Republican presidential candidate Carly Fiorina is not shy about her pro-life stance. Ever since her 2010 campaign to become a California senator, Fiorina has been clear about her stance on abortion — she opposes it except in cases of rape, incest, and endangerment of the woman. This is a conservative stance, although it is more progressive than that of Jeb Bush, who in 2003 hired an attorney to represent the unborn fetus of a mentally disabled rape victim in Florida. But a closer examination of her positions on specific pieces of recent and current legislation show inconsistencies in her views on abortion.
She has been clear about her pro-life feelings since the beginning of her campaign. Fiorina wrote a column on the Susan B. Anthony List ("the Voice of Pro-Life Women in Politics") outlining her pro-life views. According to Fiorina, her mother-in-law was advised to abort the child who eventually became her husband. Because of this, the issue is an emotional one for her. She says she is sympathetic to women who face the choice of continuing or terminating a pregnancy. She says these women "deserve options, ones that are available now more than ever due to advances in modern medicine," but does not elaborate on who deserves what kind of options. Normally, giving a woman options is a stance advocated by the pro-choice side.
Lately, Fiorina has been one of the most outspoken voices concerning the attempt to defund Planned Parenthood. She made an emotional appeal regarding Planned Parenthood at the last Republican presidential debate when she dared Hillary Clinton and President Obama to watch what she claimed was a video of a fully-formed fetus kept alive by doctors to "harvest its brain." Of course, the limitations set by debate format prevented her from clarifying on the video, which did not actually show any fetal harvesting.
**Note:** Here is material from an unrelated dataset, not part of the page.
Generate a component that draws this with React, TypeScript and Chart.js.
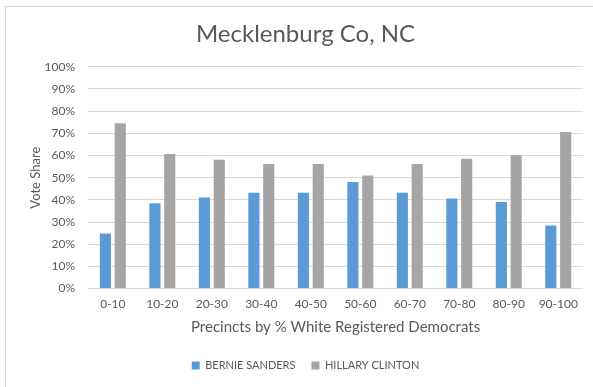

But already, we see her inconsistency. If Fiorina claims she wants women to have options, divesting federal dollars from Planned Parenthood is certainly a counterproductive move as it takes options away from many women (and men, for that matter).
Although Planned Parenthood has spoken out against Fiorina's statements, and despite political fact-checkers' insistence that her statement at the debate was inflammatory and untrue, she stands by her words. When she appeared on NBC's Meet the Press on Sept. 26, Fiorina repeated her claim that the organization sells fetal tissue illegally for profit: "Planned Parenthood is aborting fetuses alive to harvest their brains and other body parts. That is a fact."
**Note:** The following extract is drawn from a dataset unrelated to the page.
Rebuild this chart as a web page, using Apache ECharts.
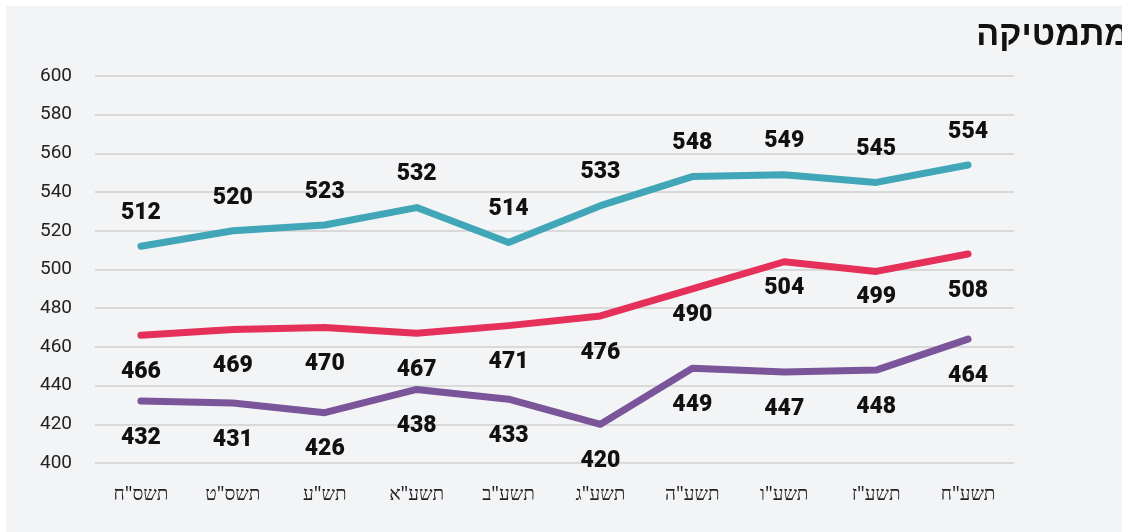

Fiorina wins points for conservative voters because of her impassioned attack on Planned Parenthood. She has a personal connection to this issue that other Republican candidates cannot match. Moreover, as Republican strategist Katie Packer Gage told The Washington Post, because she is a woman, it is more difficult for pro-choice opponents to call her a sexist who wants to tell women what they can and cannot do with their bodies.
[Fiorina] gets a lot of latitude because she's a woman. It takes away a lot of the critiques that the Democrats usually launch at us — that Republicans are a bunch of old, grouchy men that want to keep women barefoot and pregnant.
She's not an evangelical or even particularly religious; a 2010 New York Times profile described her as "an irregular churchgoer." But Fiorina believes science is on her side when it comes to abortion debate. She says so in her column for the Susan B. Anthony List: "At 20 weeks of life, an unborn child can suck his thumb, yawn, stretch, and make faces. An unborn child at 20 weeks IS a human life."
She also writes of her support for the Pain-Capable Unborn Child Protection Act, a failed bill that sought to make abortions illegal after 20 weeks of pregnancy, even for pregnancies that endanger the life of the mother. The bill also attempted to set up complicated barriers for rape victims seeking to terminate an unwanted pregnancy. Endangered mothers, rape victims — these are the very people that Fiorina claimed were the exceptions to her pro-life views. Yet again, she is inconsistent and vague on this issue.
Carly Fiorina says she wants America women to have options regarding reproductive health, yet she is fighting as hard as she can to take those options away. Her own professed stance on legislation proves she is even more anti-abortion than she claims to be.